Microsoft is investigating 13 spam operations it believes sent millions of junk mail messages through a single PC that the Redmond, Wash.-based developer purposefully set up as a "zombie," the company said Thursday.
Microsoft's action, which was done in conjunction with the Federal Trade Commission (FTC) and Consumer Action, a San Francisco-based advocacy group, was part of a call to arms against zombies, compromised computers that are used without their owners' permission to send spam, launch denial-of-service (DoS) attacks, and spread worms and viruses.
"The widespread use of zombie computers to commit crimes over the Internet presents a very real danger to law-abiding computer users," said Tim Cranton, the director of Microsoft's Internet Safety division.
Earlier this year, Cranton said, Microsoft set up a "clean" PC, then infected it with malicious code commonly used by attackers to turn a computer into a zombie.

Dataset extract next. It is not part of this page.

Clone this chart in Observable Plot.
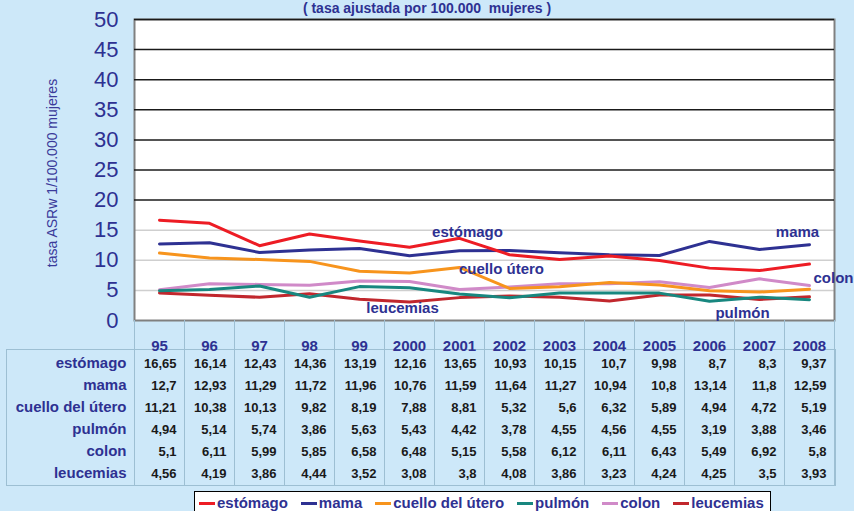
<!DOCTYPE html>
<html>
<head>
<meta charset="utf-8">
<script src="https://cdn.jsdelivr.net/npm/d3@7"></script>
<script src="https://cdn.jsdelivr.net/npm/@observablehq/plot@0.6"></script>
<style>
  html, body { margin: 0; padding: 0; }
  body { width: 854px; height: 511px; overflow: hidden; background: #cde8f9; font-family: Arial, "Liberation Sans", sans-serif; }
  #wrap { position: relative; width: 854px; height: 511px; overflow: hidden; }
  #title { position: absolute; left: 0; top: 1px; width: 854px; text-align: center; font-weight: bold; font-size: 14px; line-height: 14px; color: #2e3192; white-space: pre; }
  #chart { position: absolute; left: 0; top: 0; }
  #table { position: absolute; left: 0; top: 320px; }
  #legend { position: absolute; left: 194px; top: 491px; width: 577px; height: 30px; background: #fff; border: 1.5px solid #000; box-sizing: border-box; padding: 2px 0 0 4px; display: flex; gap: 13px; }
  .item { display: flex; align-items: center; font-weight: bold; font-size: 15px; line-height: 18px; color: #2e3192; height: 18px; }
  .sw { width: 16px; height: 3px; margin-right: 2px; }
</style>
</head>
<body>
<div id="wrap">
  <div id="chart"></div>
  <div id="table"></div>
  <div id="title"></div>
  <div id="legend"></div>
</div>
<script>
const titleText = "( tasa ajustada por 100.000  mujeres )";
const yLabel = "tasa ASRw 1/100.000 mujeres";
const years = ["95","96","97","98","99","2000","2001","2002","2003","2004","2005","2006","2007","2008"];
const seriesNames = ["estómago","mama","cuello del útero","pulmón","colon","leucemias"];
const seriesColors = ["#ed1c24","#2e3192","#f7941d","#18877f","#d08ac8","#c1272d"];
const estomago  = [16.65,16.14,12.43,14.36,13.19,12.16,13.65,10.93,10.15,10.7,9.98,8.7,8.3,9.37];
const mama      = [12.7,12.93,11.29,11.72,11.96,10.76,11.59,11.64,11.27,10.94,10.8,13.14,11.8,12.59];
const cuello    = [11.21,10.38,10.13,9.82,8.19,7.88,8.81,5.32,5.6,6.32,5.89,4.94,4.72,5.19];
const pulmon    = [4.94,5.14,5.74,3.86,5.63,5.43,4.42,3.78,4.55,4.56,4.55,3.19,3.88,3.46];
const colon     = [5.1,6.11,5.99,5.85,6.58,6.48,5.15,5.58,6.12,6.11,6.43,5.49,6.92,5.8];
const leucemias = [4.56,4.19,3.86,4.44,3.52,3.08,3.8,4.08,3.86,3.23,4.24,4.25,3.5,3.93];
const yTicks = [0,5,10,15,20,25,30,35,40,45,50];
const inlineLabels = [
  {text: "estómago", year: "2001", value: 14.6, dx: 8},
  {text: "mama", year: "2008", value: 14.6, dx: -12},
  {text: "cuello útero", year: "2002", value: 8.5, dx: -8},
  {text: "colon", year: "2008", value: 7.1, dx: 24},
  {text: "leucemias", year: "2000", value: 2.0, dx: -7},
  {text: "pulmón", year: "2007", value: 1.2, dx: -17}
];

const allValues = [estomago, mama, cuello, pulmon, colon, leucemias];
const rows = [];
seriesNames.forEach((s, i) => years.forEach((y, j) => rows.push({series: s, year: y, value: allValues[i][j]})));
const fmt = v => String(v).replace(".", ",");
const blue = "#2e3192";
const font = "Arial, 'Liberation Sans', sans-serif";

document.getElementById("title").textContent = titleText;

const xScale = {type: "point", domain: years, padding: 0.5, axis: null};

const chart = Plot.plot({
  width: 854, height: 322,
  marginLeft: 134, marginRight: 20, marginTop: 19, marginBottom: 2,
  style: {background: "transparent", fontFamily: font, color: blue, overflow: "visible"},
  x: xScale,
  y: {domain: [0, 50], axis: null},
  color: {domain: seriesNames, range: seriesColors},
  marks: [
    Plot.frame({fill: "white", stroke: null}),
    Plot.ruleY(yTicks.filter(d => d > 0 && d < 20), {y: d => d, stroke: "#cfcfcf", strokeWidth: 1.5}),
    Plot.frame({stroke: "#808080", strokeWidth: 2}),
    Plot.ruleY(yTicks.filter(d => d >= 20), {y: d => d, stroke: "#1a1a1a", strokeWidth: 1.5}),
    Plot.axisY(yTicks, {tickSize: 0, tickPadding: 16, fontSize: 22, label: null, color: blue}),
    Plot.text([yLabel], {frameAnchor: "left", textAnchor: "middle", dx: -82, dy: 3, rotate: -90, fontSize: 14, fill: "#3a3a9a"}),
    ...seriesNames.slice().reverse().map(s =>
      Plot.line(rows.filter(r => r.series === s), {x: "year", y: "value", stroke: "series", strokeWidth: 3, strokeLinejoin: "round"})
    ),
    ...inlineLabels.map(l =>
      Plot.text([l], {x: "year", y: "value", text: "text", dx: l.dx, fontSize: 15, fontWeight: "bold", fill: blue})
    )
  ]
});
document.getElementById("chart").appendChild(chart);

const last = years[years.length - 1];
const table = Plot.plot({
  width: 854, height: 166,
  marginLeft: 134, marginRight: 20, marginTop: 29, marginBottom: 1,
  style: {background: "transparent", fontFamily: font, overflow: "visible"},
  x: xScale,
  y: {type: "band", domain: seriesNames, padding: 0, axis: null},
  marks: [
    Plot.frame({stroke: "#9dbfd3", insetLeft: -128, insetRight: -1}),
    Plot.ruleX(years, {x: d => d, dx: -25, insetTop: -29, stroke: "#9dbfd3"}),
    Plot.ruleX([last], {x: d => d, dx: 25, insetTop: -29, stroke: "#9dbfd3"}),
    Plot.text(years, {x: d => d, frameAnchor: "top", dy: -9, fontSize: 15, fontWeight: "bold", fill: blue}),
    Plot.text(seriesNames, {y: d => d, frameAnchor: "left", textAnchor: "end", dx: -8, dy: 1, fontSize: 15, fontWeight: "bold", fill: blue}),
    Plot.text(rows, {x: "year", y: "series", text: d => fmt(d.value), textAnchor: "end", dx: 17, dy: 1, fontSize: 13, fontWeight: "bold", fill: "#1a1a1a"})
  ]
});
document.getElementById("table").appendChild(table);

const legend = document.getElementById("legend");
seriesNames.forEach((s, i) => {
  const it = document.createElement("div");
  it.className = "item";
  const sw = document.createElement("span");
  sw.className = "sw";
  sw.style.background = seriesColors[i];
  const t = document.createElement("span");
  t.textContent = s;
  it.appendChild(sw); it.appendChild(t);
  legend.appendChild(it);
});
</script>
</body>
</html>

Researchers then monitored the PC's use of the Internet for 20 days, and tallied the number of messages sent through it.
"In those 20 days, this one computer received 5 million connection requests from spammers, and sent 18 million spam messages," said Cranton.
That amount of data was impossible to analyze, so Microsoft focused on the three most-active spamming days, when 470,00 connection requests were made of the PC, and about 1.8 million messages were sent through it.
Microsoft then used the IP addresses of the computers requesting connections, and the addresses of the Web sites advertised in the sent spam, to identify 13 distinct spamming groups. In some cases, those IP addresses and sites were compared to spam samples captured by Microsoft's Hotmail honeypots.
“By inserting ourselves in the spammers’ path and looking upstream, we have been able to see things we have never been able to see before,” Cranton said.
Microsoft filed a civil lawsuit Aug. 17 in King County, Wash., and named 13 "John Doe" defendants so that it could use discovery to learn the spammers' true identities.
"We have identified [some] names through the discovery process, and we're verifying their involvement, or non-involvement," added Cranton. "Then we'll name the spam operators." He refused to give out additional details of the investigation, but did say that several of the spammers were operating in the U.S., and so could be prosecuted under the federal CAN-SPAM Act.
"Hopefully, we'll be able to turn over the results of our investigation for criminal prosecution under CAN-SPAM," Cranton added. "We need to take a few more steps, but in the next two to three months, I think we can name these spammers."
At the same press conference, Dan Salsburg, the assistant director of the FTC's Bureau of Consumer Protection, urged all computer users to do their part to stymie zombies.
"The FTC is taking aggressive steps to stop zombies and protect consumers, but consumers also need to insure that zombies aren't on their computers," Salsburg said.